Wednesday, January 3, 2024

MOVIE REVIEW: Riding the Bullet

 


In 1969 a young artist named Alan Parker, who has visions of his own death, attempts to hitchhike home to see his mother when she is hospitalized by a stroke. On the way he meets an old farmer, an army deserter, and what is apparently the ghost of a man who died two years before and is now gathering souls for the Grim Reaper. This spirit gives Alan the choice of dying himself or choosing someone else to die instead, all of this being instigated by his refusing to ride a roller coaster called The Bullet when he was young, and where he first began seeing premonitions. To be able to get to his sick mother's side Alan must outwit the Angel of Death.
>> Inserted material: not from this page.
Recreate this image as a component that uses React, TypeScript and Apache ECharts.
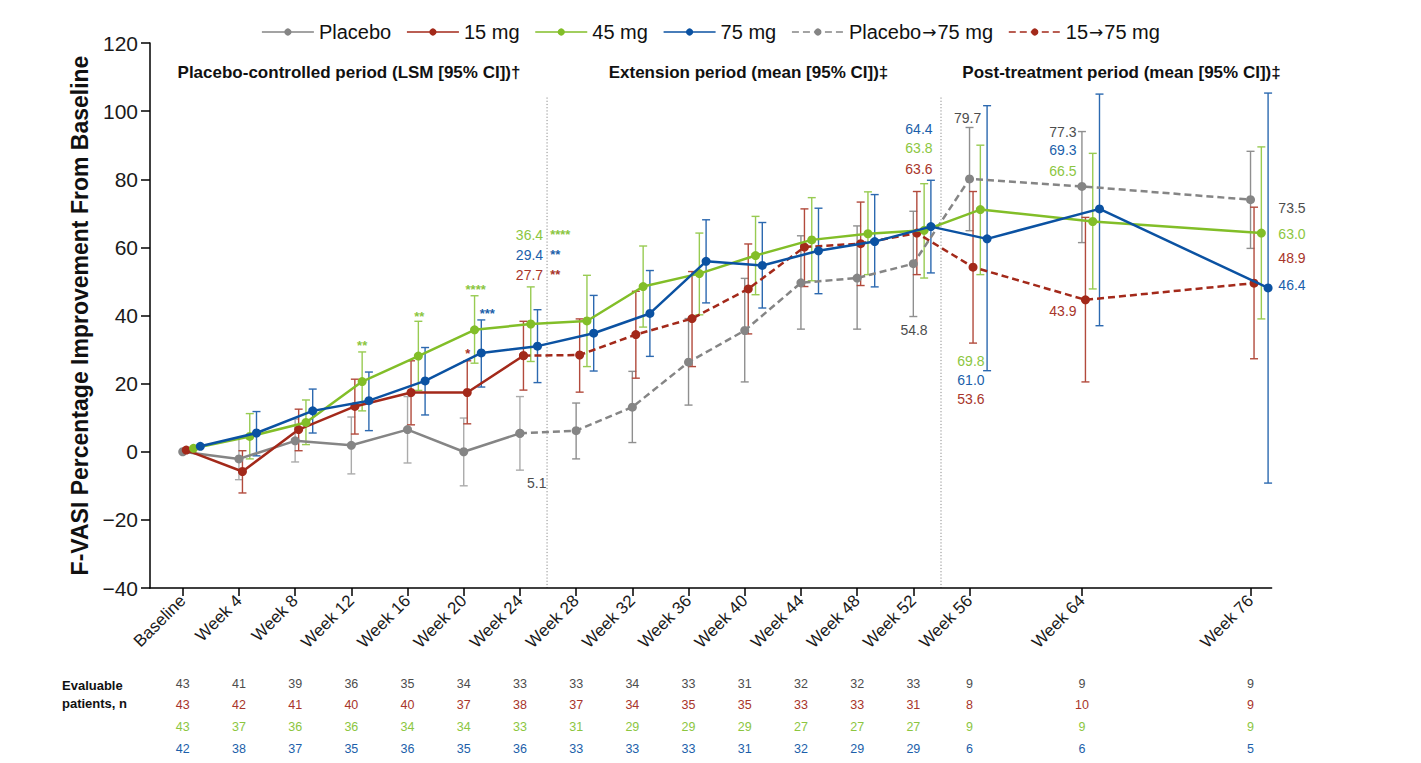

Inspired by a novella by Stephen King, this falls down the rabbit hole of being just a little too faithful to the work of that author. King has a gift of writing the mindscapes of his characters that can be very disturbing, but in a book there is always a hint whether or not what is being read is happening in reality or in the vastly layered mind. However, in film only audible or visual markers can let the viewer know when those periods stop or start, and here there are no such markers. Episodes of the mind are literally indistinguishable from reality, and this makes this movie really choppy and confusing to follow. It is so convoluted, in fact, that it literally wears the audience out and makes them lose interest about halfway through. I would not recommend this for anyone who has trouble telling fantasy from fact, and definitely not for imaginative children that it might excessively frighten. The only bright spot in the entire thing comes early on with the appearance of veteran actor Cliff Robertson as the old farmer that picks Alan up for one of his early rides, and who is mourning the death of his wife while also suffering from health issues. But the majority of this is a mess in film context. There are better things you can do with your time.